Auswärtige Angebote für viele keine Alternative

Anne Steffens-Kronenberg aus Meckenheim, seit mehr als 40 Jahren Nutzerin, bezeichnet die Bücherei als ihr „verlängertes Wohnzimmer“. Wie viele hier schätzt auch sie dessen soziale Funktion, also den persönlichen Kontakt zu Mitarbeitern und anderen Besuchern. Nötigenfalls würde sie darüber nachdenken, eine Alternative außerhalb des Stadtgebiets zu nutzen, aber: „Das sagt sich so leicht. In Kombination mit dem 49-Euro-Ticket – vielleicht.“

Marion Willenbücher geht anhand ihrer persönlichen Erfahrung davon aus, dass nach einer Schließung viele Nutzer nicht auf ein auswärtiges Angebot ausweichen würden: „Zeigen Sie mir mal die Mutter, die sich mit Kinderwagen in den Zug setzt, um in eine Bücherei zu fahren.“ Mechthild Nitsche hebt die Bedeutung des Angebots für Kinder hervor. Neue Studien würden bestätigen, dass Lesekompetenz mit gedruckten Büchern besser gefördert werden könne als durch eBooks.

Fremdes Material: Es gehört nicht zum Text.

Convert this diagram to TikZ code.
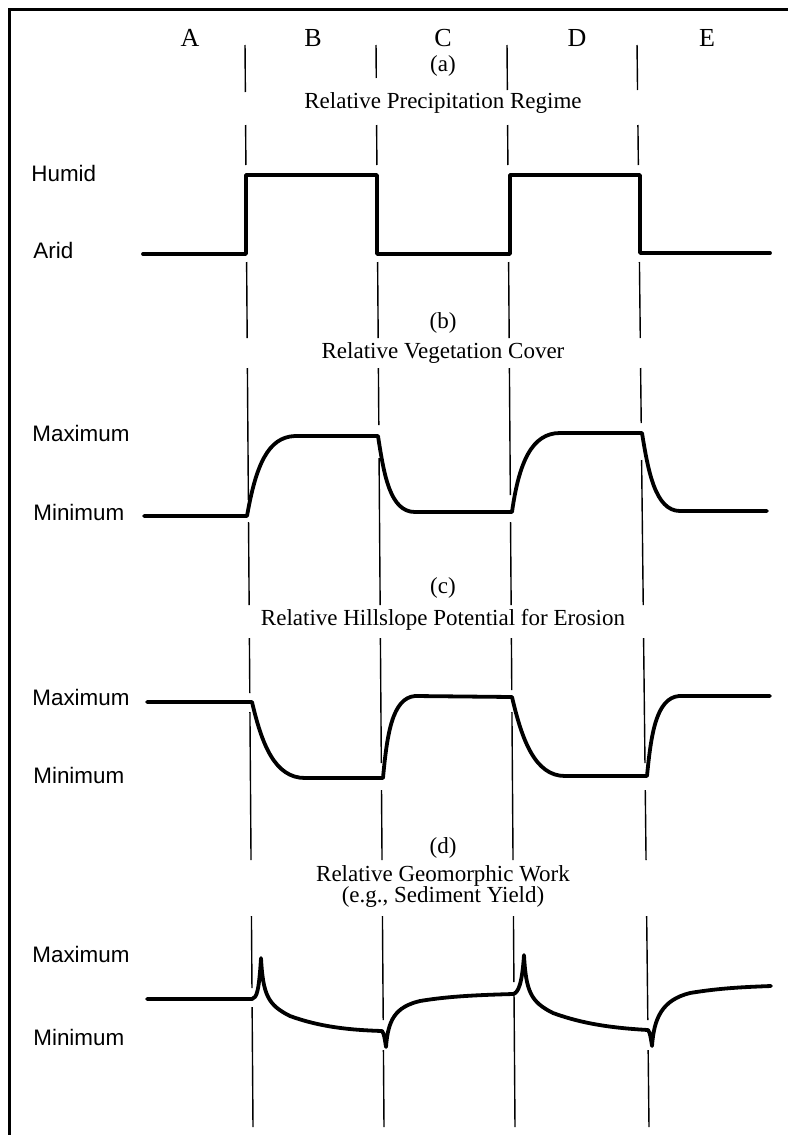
\documentclass[tikz,border=0pt]{standalone}
\usepackage{fontspec}
\setmainfont{Liberation Serif}
\newfontfamily\axisfont{Liberation Sans}
\usetikzlibrary{positioning}

\begin{document}
\begin{tikzpicture}[
    x=0.5pt, y=-0.5pt,
    curve/.style={line width=1.9pt, line join=round, line cap=round},
    guide/.style={line width=0.7pt},
    frame/.style={line width=1.5pt},
    col/.style={font=\fontsize{13}{15}\selectfont},
    ttl/.style={font=\fontsize{11.5}{13}\selectfont, inner sep=0pt},
    lvl/.style={font=\axisfont\fontsize{11.2}{13}\selectfont, anchor=west, inner sep=0pt}
  ]
  \useasboundingbox (0,0) rectangle (788,1135);
  \draw[frame] (9,1135) -- (9,9) -- (788,9);

  % column letters
  \foreach \l/\x in {A/190,B/313,C/443,D/577,E/707}
    \node[col] (col\l) at (\x,38) {\l};

  % broken period boundaries (slightly tilted, as scanned)
  \foreach \xt/\xb/\segs in {
      245/253/{45/92,125/165,262/338,368/500,522/605,638/693,712/860,916/988,1007/1127},
      376/384/{45/78,125/165,262/338,368/425,458/605,638/763,790/860,916/1020,1050/1127},
      507/515/{45/90,125/165,262/338,368/495,522/605,638/690,712/860,916/982,995/1127},
      637/649/{45/90,125/165,262/338,368/423,460/605,638/763,790/860,916/1020,1050/1127}} {
    \foreach \ya/\yb in \segs {
      \pgfmathsetmacro\xa{\xt+(\xb-\xt)*(\ya-42)/1085}
      \pgfmathsetmacro\xe{\xt+(\xb-\xt)*(\yb-42)/1085}
      \draw[guide] (\xa,\ya) -- (\xe,\yb);
    }
  }

  % (a) precipitation
  \node[ttl] (pa) at (443,66) {(a)};
  \node[ttl] (ta) at (443,103) {Relative Precipitation Regime};
  \node[lvl] (humid) at (31,173) {Humid};
  \node[lvl] (arid) at (33,250) {Arid};
  \draw[curve] (143,254) -- (246,254) -- (246,175) -- (377,175) -- (377,254)
    -- (510,254) -- (510,175) -- (640,175) -- (640,253) -- (770,253);

  % (b) vegetation
  \node[ttl] (pb) at (443,323) {(b)};
  \node[ttl] (tb) at (443,353) {Relative Vegetation Cover};
  \node[lvl] (bmax) at (32,433) {Maximum};
  \node[lvl] (bmin) at (33,512) {Minimum};
  \draw[curve] (144,516) -- (247,516) .. controls (256,465) and (268,437) .. (295,436)
    -- (378,436) .. controls (384,475) and (390,512) .. (415,512) -- (512,512)
    .. controls (519,462) and (532,433) .. (560,433) -- (642,433)
    .. controls (648,470) and (655,511) .. (680,511) -- (767,511);

  % (c) hillslope erosion potential
  \node[ttl] (pc) at (443,588) {(c)};
  \node[ttl] (tc) at (443,620) {Relative Hillslope Potential for Erosion};
  \node[lvl] (cmax) at (32,697) {Maximum};
  \node[lvl] (cmin) at (33,775) {Minimum};
  \draw[curve] (147,702) -- (252,702) .. controls (262,745) and (275,778) .. (305,778)
    -- (383,778) .. controls (387,735) and (392,698) .. (415,696) -- (512,697)
    .. controls (522,740) and (535,776) .. (565,776) -- (647,776)
    .. controls (651,735) and (656,698) .. (679,696) -- (770,696);

  % (d) geomorphic work
  \node[ttl] (pd) at (443,848) {(d)};
  \node[ttl] (td) at (443,876) {Relative Geomorphic Work};
  \node[ttl] (td2) at (443,897) {(e.g., Sediment Yield)};
  \node[lvl] (dmax) at (32,954) {Maximum};
  \node[lvl] (dmin) at (33,1037) {Minimum};
  \draw[curve] (147,999) -- (252,999) .. controls (257,998) and (259,990) .. (261,958)
    .. controls (263,995) and (268,1005) .. (290,1016)
    .. controls (320,1027) and (350,1030) .. (382,1031)
    .. controls (384,1033) and (385,1040) .. (386,1047)
    .. controls (388,1020) and (395,1007) .. (420,1001)
    .. controls (450,996) and (480,995) .. (513,994)
    .. controls (518,993) and (522,985) .. (524,955)
    .. controls (526,992) and (531,1002) .. (553,1013)
    .. controls (583,1024) and (613,1028) .. (648,1030)
    .. controls (650,1032) and (651,1039) .. (652,1046)
    .. controls (654,1018) and (662,1000) .. (690,993)
    .. controls (720,988) and (745,987) .. (771,986);
\end{tikzpicture}
\end{document}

Die Fraktionen im Stadtrat sind sich bislang einig, das Angebot in Meckenheim erhalten zu wollen. Die Verwaltung möchte diesbezüglich bei der Kommunalaufsicht des Rhein-Sieg-Kreises vorsprechen, um eine Genehmigung von Mehrausgaben trotz Haushaltssicherung auszuloten.